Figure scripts
[START]

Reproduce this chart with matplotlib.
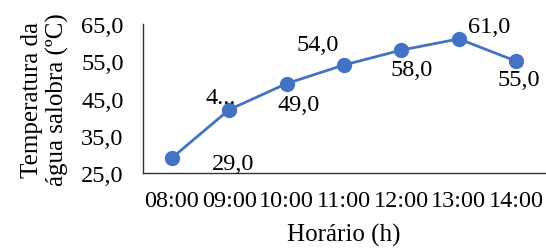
import matplotlib.pyplot as plt

plt.rcParams["font.family"] = ["Liberation Serif", "DejaVu Serif"]

horarios = ["08:00", "09:00", "10:00", "11:00", "12:00", "13:00", "14:00"]
temperatura = [29.0, 42.0, 49.0, 54.0, 58.0, 61.0, 55.0]
rotulos = ["29,0", "4...", "49,0", "54,0", "58,0", "61,0", "55,0"]
# label offsets in points (Excel put them in odd places)
offsets = [(44, -4), (-6, 9), (9, -15), (-19, 15), (7, -14), (22, 9), (2, -13)]
yticks = [25, 35, 45, 55, 65]

fs = 17.5

fig = plt.figure(figsize=(5.46, 2.51), dpi=100)
ax = fig.add_axes([143 / 546, 1 - 174 / 251, (545 - 143) / 546, (174 - 25) / 251])

x = list(range(len(horarios)))
ax.plot(x, temperatura, color="#4472C4", linewidth=2, marker="o", markersize=10)

for xi, yi, txt, off in zip(x, temperatura, rotulos, offsets):
    ax.annotate(txt, xy=(xi, yi), xytext=off, textcoords="offset points",
                ha="center", va="center", fontsize=fs, color="black")

ax.set_xlim(-0.5, len(horarios) - 0.5)
ax.set_ylim(25, 65)
ax.set_yticks(yticks)
ax.set_yticklabels([f"{v:.1f}".replace(".", ",") for v in yticks])
ax.set_xticks(x)
ax.set_xticklabels(horarios)
ax.tick_params(axis="both", length=0, labelsize=fs)
ax.tick_params(axis="y", pad=14)
ax.tick_params(axis="x", pad=12)

for s in ["top", "right"]:
    ax.spines[s].set_visible(False)
for s in ["left", "bottom"]:
    ax.spines[s].set_color("#333333")
    ax.spines[s].set_linewidth(1)

ax.set_xlabel("Horário (h)", fontsize=18, labelpad=9)
ax.set_ylabel("Temperatura da\nágua salobra (ºC)", fontsize=18, labelpad=9,
              linespacing=1.15)

fig.savefig("out.png", dpi=100)
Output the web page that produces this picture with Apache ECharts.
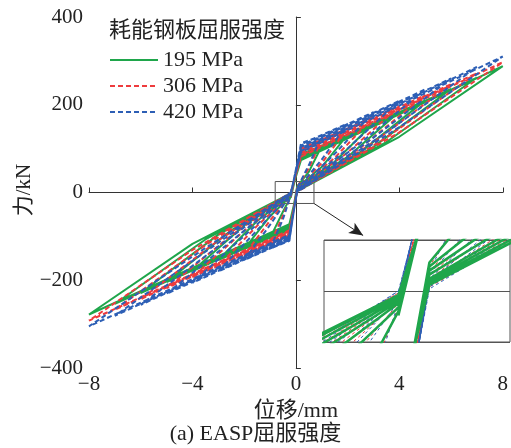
<!DOCTYPE html>
<html>
<head>
<meta charset="utf-8">
<script src="https://cdn.jsdelivr.net/npm/echarts@6/dist/echarts.min.js"></script>
<style>
  html, body { margin: 0; padding: 0; background: #fff; }
  #chart { width: 511px; height: 448px; }
</style>
</head>
<body>
<div id="chart"></div>
<script>
// loop amplitudes and the displacement of the main turning points, mm
const amps = [1, 2, 3, 4, 5, 6, 7, 8]
const negAmps = [-1, -2, -3, -4, -5, -6, -7, -8]
const kneeX = [0.5, 1.0, 1.5, 2.0, 2.5, 3.0, 3.5, 4.0]
const negKneeX = [-0.5, -1.0, -1.5, -2.0, -2.5, -3.0, -3.5, -4.0]
const posYieldX = 0.2
const negYieldX = -0.25
const posZeroX = 0.05
const negZeroX = -0.2

// forces, kN — 195 MPa
const posYield195 = [88, 86, 84, 82, 80, 78, 76, 74]
const posPeak195 = [106, 132, 158, 184, 210, 236, 262, 288]
const posKnee195 = [47, 58, 70, 81, 92, 104, 115, 127]
const posZero195 = [14, 12, 10, 8, 6, 5, 4, 3]
const negYield195 = [-86, -84, -82, -80, -78, -76, -74, -72]
const negPeak195 = [-104, -129, -154, -179, -204, -229, -254, -278]
const negKnee195 = [-44, -54, -65, -75, -86, -96, -107, -117]
const negZero195 = [-12, -10, -8, -6, -5, -4, -3, -2]

// 306 MPa
const posYield306 = [102, 100, 97, 94, 91, 88, 85, 82]
const posPeak306 = [120, 146, 172, 197, 222, 247, 272, 297]
const posKnee306 = [55, 67, 79, 91, 102, 114, 125, 137]
const posZero306 = [12, 10, 8, 6, 5, 4, 3, 2]
const negYield306 = [-100, -98, -96, -94, -92, -90, -88, -86]
const negPeak306 = [-118, -143, -168, -193, -218, -243, -267, -292]
const negKnee306 = [-53, -64, -76, -87, -98, -109, -120, -131]
const negZero306 = [-10, -8, -6, -5, -4, -3, -2, -1]

// 420 MPa
const posYield420 = [112, 110, 107, 104, 101, 98, 95, 92]
const posPeak420 = [130, 157, 183, 209, 235, 260, 286, 310]
const posKnee420 = [62, 75, 88, 100, 113, 125, 137, 149]
const posZero420 = [10, 8, 6, 5, 4, 3, 2, 1]
const negYield420 = [-110, -108, -106, -104, -102, -100, -98, -96]
const negPeak420 = [-128, -154, -180, -206, -231, -256, -281, -305]
const negKnee420 = [-61, -74, -86, -99, -111, -123, -135, -146]
const negZero420 = [-8, -6, -5, -4, -3, -2, -1, 0]

const seriesNames = ['195 MPa', '306 MPa', '420 MPa']

// zoomed window shown in the inset, and where the arrow points
const zoomX = [-0.8, 0.7]
const zoomY = [-25, 25]
const arrowEnd = [2.6, -98]

function buildLoops(posYield, posPeak, posKnee, posZero, negYield, negPeak, negKnee, negZero) {
  const pts = []
  for (let i = 0; i < amps.length; i++) {
    pts.push([negZeroX, negZero[i]])
    pts.push([posYieldX, posYield[i]])
    pts.push([amps[i], posPeak[i]])
    pts.push([kneeX[i], posKnee[i]])
    pts.push([posZeroX, posZero[i]])
    pts.push([negYieldX, negYield[i]])
    pts.push([negAmps[i], negPeak[i]])
    pts.push([negKneeX[i], negKnee[i]])
  }
  pts.push([negZeroX, negZero[amps.length - 1]])
  return pts
}

const loops195 = buildLoops(posYield195, posPeak195, posKnee195, posZero195, negYield195, negPeak195, negKnee195, negZero195)
const loops306 = buildLoops(posYield306, posPeak306, posKnee306, posZero306, negYield306, negPeak306, negKnee306, negZero306)
const loops420 = buildLoops(posYield420, posPeak420, posKnee420, posZero420, negYield420, negPeak420, negKnee420, negZero420)

const serif = "'Liberation Serif', 'Noto Sans CJK SC', serif"
const minus = v => String(v).replace('-', '\u2212')

const chart = echarts.init(document.getElementById('chart'))

chart.setOption({
  animation: false,
  title: [
    {
      text: '耗能钢板屈服强度',
      left: 104,
      top: 15,
      textStyle: { fontFamily: serif, fontSize: 22, fontWeight: 'normal', color: '#222' }
    },
    {
      text: '(a) EASP屈服强度',
      left: 'center',
      top: 418,
      textStyle: { fontFamily: serif, fontSize: 22, fontWeight: 'normal', color: '#222' }
    }
  ],
  // y axis title, placed by hand so it sits close to the tick labels
  graphic: [
    {
      type: 'text',
      x: 24,
      y: 190,
      rotation: Math.PI / 2,
      style: {
        text: '力/kN',
        font: '21px ' + serif,
        fill: '#222',
        align: 'center',
        verticalAlign: 'middle'
      }
    }
  ],
  legend: {
    data: seriesNames,
    orient: 'vertical',
    left: 104,
    top: 44,
    itemWidth: 48,
    itemHeight: 10,
    itemGap: 4,
    itemStyle: { opacity: 0 },
    textStyle: { fontFamily: serif, fontSize: 22, color: '#222' }
  },
  grid: [
    { left: 89, right: 6, top: 17, bottom: 80 },
    { left: 324, top: 240, width: 186, height: 102, show: true, borderColor: '#555', borderWidth: 1 }
  ],
  xAxis: [
    {
      type: 'value',
      min: -8,
      max: 8,
      interval: 4,
      name: '位移/mm',
      nameLocation: 'middle',
      nameGap: 28,
      nameTextStyle: { fontFamily: serif, fontSize: 22, color: '#222' },
      axisLine: { lineStyle: { color: '#333', width: 1 } },
      axisTick: { inside: true, length: 5, lineStyle: { color: '#333' } },
      axisLabel: { fontFamily: serif, fontSize: 21, color: '#222', margin: 6, formatter: minus },
      splitLine: { show: false }
    },
    {
      type: 'value',
      gridIndex: 1,
      min: zoomX[0],
      max: zoomX[1],
      show: false
    }
  ],
  yAxis: [
    {
      type: 'value',
      min: -400,
      max: 400,
      interval: 200,
      axisLine: { show: true, lineStyle: { color: '#333', width: 1 } },
      axisTick: { show: true, inside: true, length: 5, lineStyle: { color: '#333' } },
      axisLabel: { fontFamily: serif, fontSize: 21, color: '#222', margin: 6, formatter: minus },
      splitLine: { show: false }
    },
    {
      type: 'value',
      gridIndex: 1,
      min: zoomY[0],
      max: zoomY[1],
      interval: 25,
      axisLine: { show: false },
      axisTick: { show: false },
      axisLabel: { show: false },
      splitLine: { show: true, lineStyle: { color: '#555', width: 1 } }
    }
  ],
  series: [
    {
      name: seriesNames[0], type: 'line', data: loops195, symbol: 'none',
      lineStyle: { color: '#1fa64b', width: 2 }, itemStyle: { color: '#1fa64b' }
    },
    {
      name: seriesNames[1], type: 'line', data: loops306, symbol: 'none',
      lineStyle: { color: '#ee3b3d', width: 2, type: [5, 3] }, itemStyle: { color: '#ee3b3d' }
    },
    {
      name: seriesNames[2], type: 'line', data: loops420, symbol: 'none',
      lineStyle: { color: '#2d5fb5', width: 2, type: [5, 3] }, itemStyle: { color: '#2d5fb5' }
    },
    // zoom box and arrow
    {
      type: 'line', data: [], z: 10, symbol: 'none',
      markArea: {
        silent: true,
        itemStyle: { color: 'rgba(0,0,0,0)', borderColor: '#555', borderWidth: 1 },
        data: [[{ coord: [zoomX[0], zoomY[1]] }, { coord: [zoomX[1], zoomY[0]] }]]
      },
      markLine: {
        silent: true,
        symbol: ['none', 'arrow'],
        symbolSize: [9, 14],
        label: { show: false },
        lineStyle: { color: '#222', width: 1, type: 'solid' },
        data: [[{ coord: [zoomX[1], zoomY[0]] }, { coord: arrowEnd }]]
      }
    },
    // inset
    {
      name: seriesNames[1], type: 'line', xAxisIndex: 1, yAxisIndex: 1, data: loops306, symbol: 'none', clip: true, z: 6,
      lineStyle: { color: '#ee3b3d', width: 1, type: [3, 3] }
    },
    {
      name: seriesNames[2], type: 'line', xAxisIndex: 1, yAxisIndex: 1, data: loops420, symbol: 'none', clip: true, z: 6,
      lineStyle: { color: '#2d5fb5', width: 1, type: [3, 3] }
    },
    {
      name: seriesNames[0], type: 'line', xAxisIndex: 1, yAxisIndex: 1, data: loops195, symbol: 'none', clip: true, z: 6,
      lineStyle: { color: '#1fa64b', width: 2.5 }
    }
  ]
})
</script>
</body>
</html>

[END]

▶ **Directive**: Print the entries as they stand, first line through the line holding "ax = fig.add_axes([143", with every picture removed.

▶ **Written solution**:
Reproduce this chart with matplotlib.
import matplotlib.pyplot as plt

plt.rcParams["font.family"] = ["Liberation Serif", "DejaVu Serif"]

horarios = ["08:00", "09:00", "10:00", "11:00", "12:00", "13:00", "14:00"]
temperatura = [29.0, 42.0, 49.0, 54.0, 58.0, 61.0, 55.0]
rotulos = ["29,0", "4...", "49,0", "54,0", "58,0", "61,0", "55,0"]
# label offsets in points (Excel put them in odd places)
offsets = [(44, -4), (-6, 9), (9, -15), (-19, 15), (7, -14), (22, 9), (2, -13)]
yticks = [25, 35, 45, 55, 65]

fs = 17.5

fig = plt.figure(figsize=(5.46, 2.51), dpi=100)
ax = fig.add_axes([143 / 546, 1 - 174 / 251, (545 - 143) / 546, (174 - 25) / 251])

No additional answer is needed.